Source excerpt.
########

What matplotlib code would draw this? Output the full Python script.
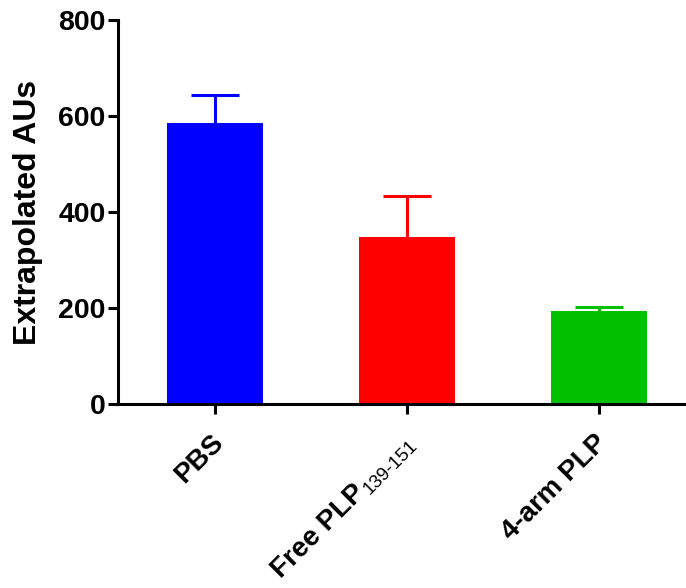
import matplotlib
matplotlib.use("Agg")
import matplotlib.pyplot as plt
from matplotlib.transforms import offset_copy

plt.rcParams['font.family'] = ['Liberation Sans', 'DejaVu Sans']

groups = ["PBS", "Free PLP", "4-arm PLP"]
subscripts = ["", "139-151", ""]
means = [585, 347, 194]
sem_upper = [58, 87, 9]
colors = ["#0000FF", "#FF0000", "#00C000"]
yticks = [0, 200, 400, 600, 800]

fig = plt.figure(figsize=(6.86, 5.88), dpi=100)
ax = fig.add_axes([0.172, 0.3129, 0.8265, 0.6531])

x = list(range(len(groups)))
ax.bar(x, means, width=0.5, color=colors, zorder=2)
for xi, m, e, c in zip(x, means, sem_upper, colors):
    eb = ax.errorbar(xi, m, yerr=[[0], [e]], fmt='none', ecolor=c,
                     elinewidth=2.2, capsize=17.3, capthick=2.2, zorder=1)
    # keep only the upper cap
    for cap in eb.lines[1]:
        if cap.get_ydata()[0] <= m:
            cap.remove()

ax.set_xlim(-0.507, 2.45)
ax.set_ylim(0, 800)
ax.set_yticks(yticks)
ax.set_yticklabels([str(v) for v in yticks], fontsize=20.5, fontweight='bold')
ax.set_xticks(x)
ax.set_xticklabels([])

for side in ("top", "right"):
    ax.spines[side].set_visible(False)
for side in ("left", "bottom"):
    ax.spines[side].set_linewidth(2.2)
ax.tick_params(axis='both', width=2.2, length=7)
ax.tick_params(axis='y', pad=2)

ax.set_ylabel("Extrapolated AUs", fontsize=23, fontweight='bold', labelpad=11)

# rotated category labels (baseline-right anchored), plain subscript where present
renderer = fig.canvas.get_renderer()
trans = ax.get_xaxis_transform()
base_dx, base_dy = 6.5, -28.8
sub_size, sub_drop, sub_gap = 13.5, 2.5, 1.0
r2 = 2 ** 0.5
for xi, name, sub in zip(x, groups, subscripts):
    dx, dy = base_dx, base_dy
    if sub:
        ax.text(xi, 0, sub, fontsize=sub_size, rotation=45,
                rotation_mode='anchor', ha='right', va='baseline',
                transform=offset_copy(trans, fig=fig, x=dx + sub_drop / r2,
                                      y=dy - sub_drop / r2, units='points'))
        tmp = fig.text(0, 0, sub, fontsize=sub_size)
        w = tmp.get_window_extent(renderer).width * 72 / fig.dpi
        tmp.remove()
        dx -= (w + sub_gap) / r2
        dy -= (w + sub_gap) / r2
    ax.text(xi, 0, name, fontsize=20, fontweight='bold', rotation=45,
            rotation_mode='anchor', ha='right', va='baseline',
            transform=offset_copy(trans, fig=fig, x=dx, y=dy, units='points'))

fig.savefig("out.png", dpi=100)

########

Stated exercise.
Leave the pictures out and output the rest of the listing exactly.

Response.
What matplotlib code would draw this? Output the full Python script.
import matplotlib
matplotlib.use("Agg")
import matplotlib.pyplot as plt
from matplotlib.transforms import offset_copy

plt.rcParams['font.family'] = ['Liberation Sans', 'DejaVu Sans']

groups = ["PBS", "Free PLP", "4-arm PLP"]
subscripts = ["", "139-151", ""]
means = [585, 347, 194]
sem_upper = [58, 87, 9]
colors = ["#0000FF", "#FF0000", "#00C000"]
yticks = [0, 200, 400, 600, 800]

fig = plt.figure(figsize=(6.86, 5.88), dpi=100)
ax = fig.add_axes([0.172, 0.3129, 0.8265, 0.6531])

x = list(range(len(groups)))
ax.bar(x, means, width=0.5, color=colors, zorder=2)
for xi, m, e, c in zip(x, means, sem_upper, colors):
    eb = ax.errorbar(xi, m, yerr=[[0], [e]], fmt='none', ecolor=c,
                     elinewidth=2.2, capsize=17.3, capthick=2.2, zorder=1)
    # keep only the upper cap
    for cap in eb.lines[1]:
        if cap.get_ydata()[0] <= m:
            cap.remove()

ax.set_xlim(-0.507, 2.45)
ax.set_ylim(0, 800)
ax.set_yticks(yticks)
ax.set_yticklabels([str(v) for v in yticks], fontsize=20.5, fontweight='bold')
ax.set_xticks(x)
ax.set_xticklabels([])

for side in ("top", "right"):
    ax.spines[side].set_visible(False)
for side in ("left", "bottom"):
    ax.spines[side].set_linewidth(2.2)
ax.tick_params(axis='both', width=2.2, length=7)
ax.tick_params(axis='y', pad=2)

ax.set_ylabel("Extrapolated AUs", fontsize=23, fontweight='bold', labelpad=11)

# rotated category labels (baseline-right anchored), plain subscript where present
renderer = fig.canvas.get_renderer()
trans = ax.get_xaxis_transform()
base_dx, base_dy = 6.5, -28.8
sub_size, sub_drop, sub_gap = 13.5, 2.5, 1.0
r2 = 2 ** 0.5
for xi, name, sub in zip(x, groups, subscripts):
    dx, dy = base_dx, base_dy
    if sub:
        ax.text(xi, 0, sub, fontsize=sub_size, rotation=45,
                rotation_mode='anchor', ha='right', va='baseline',
                transform=offset_copy(trans, fig=fig, x=dx + sub_drop / r2,
                                      y=dy - sub_drop / r2, units='points'))
        tmp = fig.text(0, 0, sub, fontsize=sub_size)
        w = tmp.get_window_extent(renderer).width * 72 / fig.dpi
        tmp.remove()
        dx -= (w + sub_gap) / r2
        dy -= (w + sub_gap) / r2
    ax.text(xi, 0, name, fontsize=20, fontweight='bold', rotation=45,
            rotation_mode='anchor', ha='right', va='baseline',
            transform=offset_copy(trans, fig=fig, x=dx, y=dy, units='points'))

fig.savefig("out.png", dpi=100)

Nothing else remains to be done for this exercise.